幸せ筋肉痛

俺は運動が大っ嫌いだった。
特にマラソンなんて宇宙一嫌いだった。
小学生の頃どうやってマラソン大会をサボるかを一年中考えていたぐらいだ。
けれど人間は変わるものだ。
イギリスに留学した時、何を思ったのかランニングを始めたのだ。
住んでいた町には海があって、そこまでおよそ2Km距離にすればさほどではないが、運動嫌いだった自分にとっては大きな挑戦だった。
毎日夜走った。
雨の日も風の日も霧の日も・・
帰国後も家の近くの土手を走った。
どんどん走れる距離が長くなり、走らない日があると体がムズムズしてしょうがなくなった。

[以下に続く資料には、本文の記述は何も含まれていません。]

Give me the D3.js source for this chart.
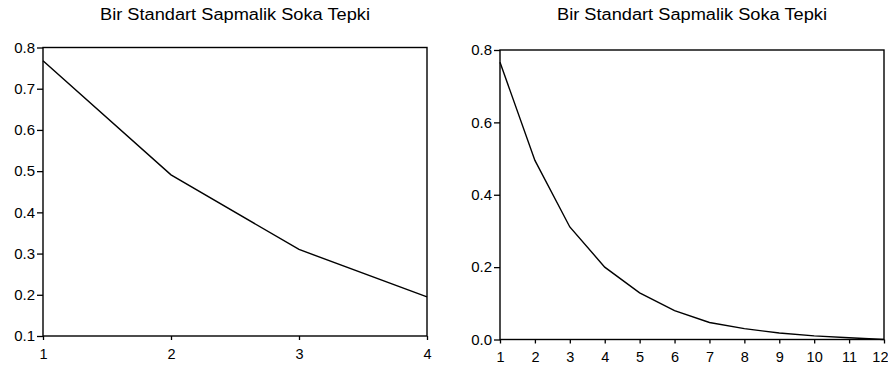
<!DOCTYPE html>
<html>
<head>
<meta charset="utf-8">
<script src="https://cdn.jsdelivr.net/npm/d3@7"></script>
<style>
  body { margin: 0; background: #fff; }
  svg text { font-family: "Liberation Sans", Arial, sans-serif; fill: #000; }
  .axis path, .axis line { stroke: #000; stroke-width: 1.3; }
</style>
</head>
<body>
<div id="chart"></div>
<script>
var titleText = "Bir Standart Sapmalik Soka Tepki";

// left panel: 4 periods
var leftPeriods = [1, 2, 3, 4];
var leftValues  = [0.768, 0.491, 0.310, 0.195];
var leftYTicks  = [0.1, 0.2, 0.3, 0.4, 0.5, 0.6, 0.7, 0.8];

// right panel: 12 periods
var rightPeriods = [1, 2, 3, 4, 5, 6, 7, 8, 9, 10, 11, 12];
var rightValues  = [0.766, 0.495, 0.311, 0.200, 0.129, 0.080, 0.047, 0.030, 0.018, 0.010, 0.005, 0.000];
var rightYTicks  = [0.0, 0.2, 0.4, 0.6, 0.8];

var W = 888, H = 368;

var svg = d3.select("#chart").append("svg")
  .attr("width", W)
  .attr("height", H);

function panel(box, periods, values, yDomain, yTicks) {
  var x = d3.scaleLinear().domain([periods[0], periods[periods.length - 1]])
    .range([box.left, box.right]);
  var y = d3.scaleLinear().domain(yDomain).range([box.bottom, box.top]);

  // the scanned titles are a bit stretched, so fix their width
  svg.append("text")
    .attr("x", (box.left + box.right) / 2)
    .attr("y", 20)
    .attr("text-anchor", "middle")
    .attr("textLength", 270)
    .attr("lengthAdjust", "spacingAndGlyphs")
    .attr("font-size", 16)
    .text(titleText);

  // frame
  svg.append("rect")
    .attr("x", box.left).attr("y", box.top)
    .attr("width", box.right - box.left)
    .attr("height", box.bottom - box.top)
    .attr("fill", "none")
    .attr("stroke", "#000")
    .attr("stroke-width", 1.4);

  var yAxis = d3.axisLeft(y).tickValues(yTicks)
    .tickFormat(d3.format(".1f"))
    .tickSizeInner(6).tickSizeOuter(0).tickPadding(2);
  var gy = svg.append("g").attr("class", "axis")
    .attr("transform", "translate(" + box.left + ",0)")
    .call(yAxis)
    .attr("font-size", 15)
    .attr("font-family", "Liberation Sans, Arial, sans-serif");
  gy.select(".domain").remove();

  var xAxis = d3.axisBottom(x).tickValues(periods)
    .tickFormat(d3.format("d"))
    .tickSizeInner(4).tickSizeOuter(0).tickPadding(box.xPad);
  var gx = svg.append("g").attr("class", "axis")
    .attr("transform", "translate(0," + box.bottom + ")")
    .call(xAxis)
    .attr("font-size", 14.5)
    .attr("font-family", "Liberation Sans, Arial, sans-serif");
  gx.select(".domain").remove();

  // keep the last label inside the window
  var last = gx.selectAll(".tick").filter(function(d) { return d === periods[periods.length - 1]; });
  if (box.right + 8 > W) {
    last.select("text").attr("text-anchor", "end").attr("x", W - box.right);
  }

  var line = d3.line()
    .x(function(d, i) { return x(periods[i]); })
    .y(function(d) { return y(d); });

  svg.append("path")
    .datum(values)
    .attr("d", line)
    .attr("fill", "none")
    .attr("stroke", "#000")
    .attr("stroke-width", 1.4);
}

panel({ left: 43, right: 427, top: 47.5, bottom: 336, xPad: 9 },
  leftPeriods, leftValues, [0.1, 0.8], leftYTicks);
panel({ left: 500, right: 884, top: 50, bottom: 339.5, xPad: 8 },
  rightPeriods, rightValues, [0, 0.8], rightYTicks);
</script>
</body>
</html>
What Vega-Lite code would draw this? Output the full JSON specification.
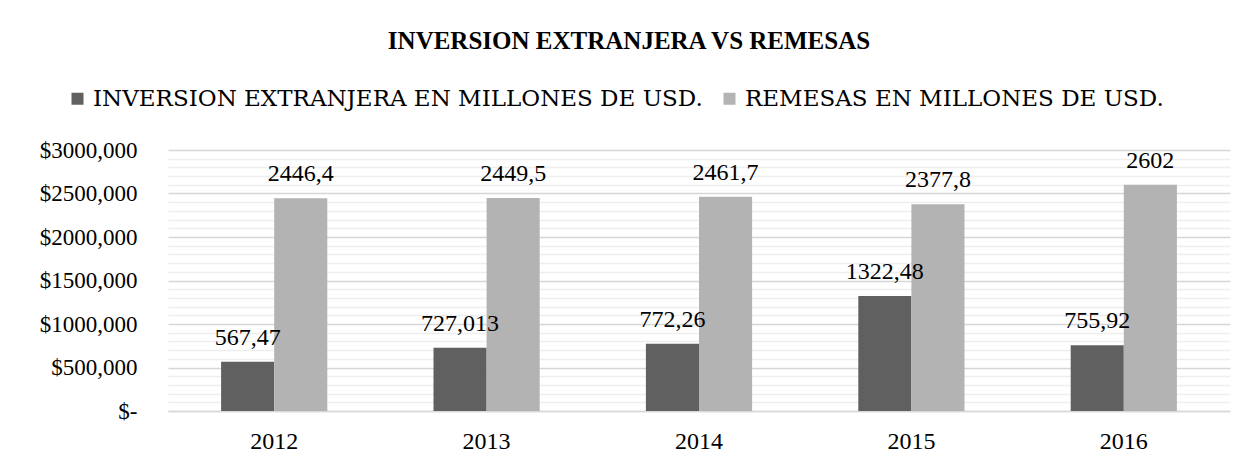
{
  "$schema": "https://vega.github.io/schema/vega-lite/v6.json",
  "autosize": {"type": "none"},
  "padding": {"left": 168, "top": 150, "right": 27, "bottom": 58},
  "width": 1062,
  "height": 261,
  "background": "white",
  "title": {
    "text": "INVERSION EXTRANJERA VS REMESAS",
    "font": "Liberation Serif",
    "fontSize": 25,
    "fontWeight": "bold",
    "color": "#000000",
    "anchor": "middle",
    "frame": "group",
    "baseline": "bottom",
    "offset": 8,
    "dx": -70
  },
  "data": {
    "values": [
      {"year": "2012", "series": "INVERSION EXTRANJERA EN MILLONES DE USD.", "value": 567.47, "label": "567,47"},
      {"year": "2012", "series": "REMESAS  EN MILLONES DE USD.", "value": 2446.4, "label": "2446,4"},
      {"year": "2013", "series": "INVERSION EXTRANJERA EN MILLONES DE USD.", "value": 727.013, "label": "727,013"},
      {"year": "2013", "series": "REMESAS  EN MILLONES DE USD.", "value": 2449.5, "label": "2449,5"},
      {"year": "2014", "series": "INVERSION EXTRANJERA EN MILLONES DE USD.", "value": 772.26, "label": "772,26"},
      {"year": "2014", "series": "REMESAS  EN MILLONES DE USD.", "value": 2461.7, "label": "2461,7"},
      {"year": "2015", "series": "INVERSION EXTRANJERA EN MILLONES DE USD.", "value": 1322.48, "label": "1322,48"},
      {"year": "2015", "series": "REMESAS  EN MILLONES DE USD.", "value": 2377.8, "label": "2377,8"},
      {"year": "2016", "series": "INVERSION EXTRANJERA EN MILLONES DE USD.", "value": 755.92, "label": "755,92"},
      {"year": "2016", "series": "REMESAS  EN MILLONES DE USD.", "value": 2602, "label": "2602"}
    ]
  },
  "encoding": {
    "x": {
      "field": "year",
      "type": "nominal",
      "scale": {"paddingInner": 0.5, "paddingOuter": 0.25},
      "axis": {
        "title": null,
        "labelAngle": 0,
        "labelFont": "Liberation Serif",
        "labelFontSize": 24,
        "labelColor": "#000000",
        "labelPadding": 18,
        "ticks": false,
        "domainColor": "#d9d9d9",
        "domainWidth": 1.5
      }
    },
    "xOffset": {
      "field": "series",
      "type": "nominal",
      "sort": ["INVERSION EXTRANJERA EN MILLONES DE USD.", "REMESAS  EN MILLONES DE USD."],
      "scale": {"paddingInner": 0, "paddingOuter": 0}
    },
    "y": {
      "field": "value",
      "type": "quantitative",
      "scale": {"domain": [0, 3000], "nice": false},
      "axis": {
        "title": null,
        "values": [0, 100, 200, 300, 400, 500, 600, 700, 800, 900, 1000, 1100, 1200, 1300, 1400, 1500, 1600, 1700, 1800, 1900, 2000, 2100, 2200, 2300, 2400, 2500, 2600, 2700, 2800, 2900, 3000],
        "labelExpr": "datum.value % 500 != 0 ? '' : (datum.value == 0 ? '$-' : '$' + datum.value + ',000')",
        "labelFont": "Liberation Serif",
        "labelFontSize": 23,
        "labelColor": "#000000",
        "labelPadding": 31,
        "ticks": false,
        "domain": false,
        "grid": true,
        "gridColor": {"condition": {"test": "datum.value % 500 == 0", "value": "#d6d6d6"}, "value": "#eeeeee"},
        "gridWidth": 1.6
      }
    }
  },
  "layer": [
    {
      "mark": {"type": "bar"},
      "encoding": {
        "color": {
          "field": "series",
          "type": "nominal",
          "sort": ["INVERSION EXTRANJERA EN MILLONES DE USD.", "REMESAS  EN MILLONES DE USD."],
          "scale": {"range": ["#606060", "#b3b3b3"]},
          "legend": {
            "title": null,
            "orient": "none",
            "direction": "horizontal",
            "legendX": -102,
            "legendY": -63,
            "symbolType": "square",
            "symbolSize": 144,
            "symbolStrokeWidth": 0,
            "labelFont": "DejaVu Serif",
            "labelFontSize": 23,
            "labelColor": "#000000",
            "labelLimit": 900,
            "labelOffset": 4,
            "columnPadding": 15
          }
        }
      }
    },
    {
      "mark": {
        "type": "text",
        "font": "Liberation Serif",
        "fontSize": 24,
        "color": "#000000",
        "baseline": "alphabetic",
        "dy": -17
      },
      "encoding": {
        "text": {"field": "label"}
      }
    }
  ],
  "config": {
    "view": {"stroke": null}
  }
}
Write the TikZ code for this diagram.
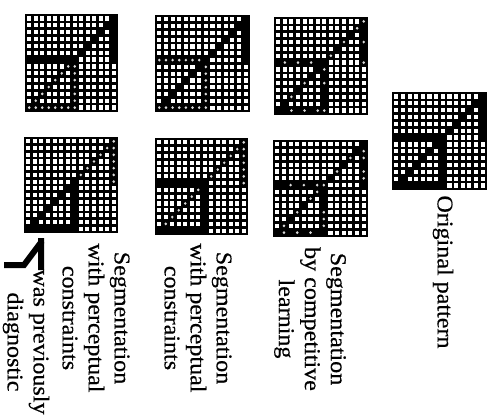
\documentclass[tikz,border=0pt]{standalone}
\usepackage{fontspec}
\newfontfamily\capfont[FakeStretch=1.07,FakeBold=0.5]{Liberation Serif}
\def\UD{14/1,13/2,12/3,11/4,10/5,9/6,8/7}
\def\LD{7/8,6/9,5/10,4/11,3/12,2/13,1/14}
\def\RR{14/1,14/2,14/3,14/4,14/5,14/6,14/7}
\def\HH{1/7,2/7,3/7,4/7,5/7,6/7,7/7,8/7}
\def\VV{8/8,8/9,8/10,8/11,8/12,8/13,8/14}
\def\BB{1/14,2/14,3/14,4/14,5/14,6/14,7/14,8/14}
\tikzset{
  ink/.style={fill=black,draw=none},
  sq/.style={fill=white,draw=none},
  speck/.style={fill=white!85!black,draw=none},
  caption/.style={rotate=-90,align=center,inner sep=0pt,font=\capfont\fontsize{22.5}{26}\selectfont},
  glyphline/.style={draw=black,line width=6pt,line join=miter}
}
\newcommand{\gridpanel}[4]{%
  \def\px{#1}\def\py{#2}\def\pw{#3}\def\ph{#4}%
  \pgfmathsetmacro\cw{(\pw-2)/14}\pgfmathsetmacro\ch{(\ph-2)/14}%
  \fill[ink] (\px,\py) rectangle ++(\pw,\ph);
  \foreach \c in {1,...,14}{\foreach \r in {1,...,14}{%
    \pgfmathsetmacro\cx{\px+1+(\c-.5)*\cw}\pgfmathsetmacro\cy{\py+1+(\r-.5)*\ch}%
    \fill[sq] (\cx-2.05,\cy-2.1) rectangle (\cx+2.05,\cy+2.1);}}%
}
\newcommand{\blk}[1]{%
  \edef\tmplist{#1}%
  \foreach \c/\r in \tmplist{%
    \pgfmathsetmacro\cx{\px+1+(\c-.5)*\cw}\pgfmathsetmacro\cy{\py+1+(\r-.5)*\ch}%
    \fill[ink] (\cx-.5*\cw-.1,\cy-.5*\ch-.1) rectangle (\cx+.5*\cw+.1,\cy+.5*\ch+.1);}%
}
\newcommand{\fnt}[1]{%
  \edef\tmplist{#1}%
  \foreach \c/\r in \tmplist{%
    \pgfmathsetmacro\cx{\px+1+(\c-.5)*\cw}\pgfmathsetmacro\cy{\py+1+(\r-.5)*\ch}%
    \fill[ink] (\cx-.5*\cw-.1,\cy-.5*\ch-.1) rectangle (\cx+.5*\cw+.1,\cy+.5*\ch+.1);
    \fill[speck] (\cx-1.4,\cy) -- (\cx,\cy-1.5) -- (\cx+1.4,\cy) -- (\cx,\cy+1.5) -- cycle;}%
}
\begin{document}
\begin{tikzpicture}[x=1pt,y=-1pt]
\useasboundingbox (0,0) rectangle (491,416);
% top left
\gridpanel{25}{14}{93}{98}
\blk{\UD,\RR,\HH}\fnt{\VV,\BB,\LD}
% bottom left
\gridpanel{24}{137}{94}{96}
\blk{\LD,\VV,\BB,8/7}\fnt{14/1,13/2,12/3,11/4,10/5,9/6,\RR}
% top middle
\gridpanel{155}{15}{95}{97}
\blk{\UD,\RR,\LD}\fnt{\HH,\VV,\BB}\blk{8/7}
% bottom middle
\gridpanel{155}{138}{93}{97}
\blk{\HH,\VV,\BB}\fnt{14/1,13/2,12/3,11/4,10/5,9/6,\RR,7/8,6/9,5/10,4/11,3/12,2/13}
% top right
\gridpanel{274}{17}{94}{98}
\blk{\HH,\VV,\BB,\UD,\RR,\LD}
\fnt{14/1,13/2,14/4,11/4,9/6,14/7,2/7,4/7,6/7,8/8,5/10,8/10,3/12,3/14,5/14,7/14,8/14}
% bottom right
\gridpanel{273}{140}{95}{97}
\blk{\HH,\VV,\BB,\UD,\RR,\LD}
\fnt{14/2,14/3,12/3,10/5,14/5,14/6,3/7,5/7,7/7,8/7,7/8,6/9,4/11,2/13,8/11,8/12,8/13,2/14,4/14,6/14}
% original
\gridpanel{392}{92}{95}{98}
\blk{\UD,\RR,\HH,\VV,\BB,\LD}
% captions
\node[caption] (orig) at (443,272) {Original pattern};
\node[caption] (comp) at (310,319) {Segmentation\\by competitive\\learning};
\node[caption] (perc2) at (198,318) {Segmentation\\with perceptual\\constraints};
\node[caption] (perc1) at (96,318) {Segmentation\\with perceptual\\constraints};
\node[caption] (diag) at (26,342) {was previously\\diagnostic};
% diagnostic glyph
\draw[glyphline] (4,265) -- (24,265) -- (42,241) (41,238) -- (41,270);
\end{tikzpicture}
\end{document}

ある日ハーフマラソンに出ることになり、気が付いたらお金を払ってまで走っていた。
人間は変わるものだ。
いまもマラソンは続けている。
1時間半かけて10Kmをゆっくり走ると程よい汗と疲れが気持ちいい。
何の為に走るかはっきりした答えはないけれど、あえて言うならば
「自分を好きでいる為」
どんなに慣れてもランニングは疲れる。
その時立ち止まるか、走り続けるか、自分の中で葛藤がおきる。
走り続けゴールした時、
「今日もよくやった」とほめてあげる。
そうやって毎日自分を愛してやる為に走るのだ。
世の中には人生のほとんどを「挑戦」に費やす人がいる。
山登りやヨットで世界一周などさまざまあるけれど、みんな「挑戦する自分」が好きだから挑戦するのだ。
人に言わせりゃ奇人かもしれない。
けれど本当の幸せってそーゆーことなのかもしれない。
「自分を愛せる幸せ」
こんなはずじゃないと思って生き続けるのは寂しい。
今の自分をあきらめるのではなく受け入れて、少しずつ挑戦していくことが大事なのだ。
人間は変われる。
小学生の自分が、今の俺を見たらどんな顔をするんだろう。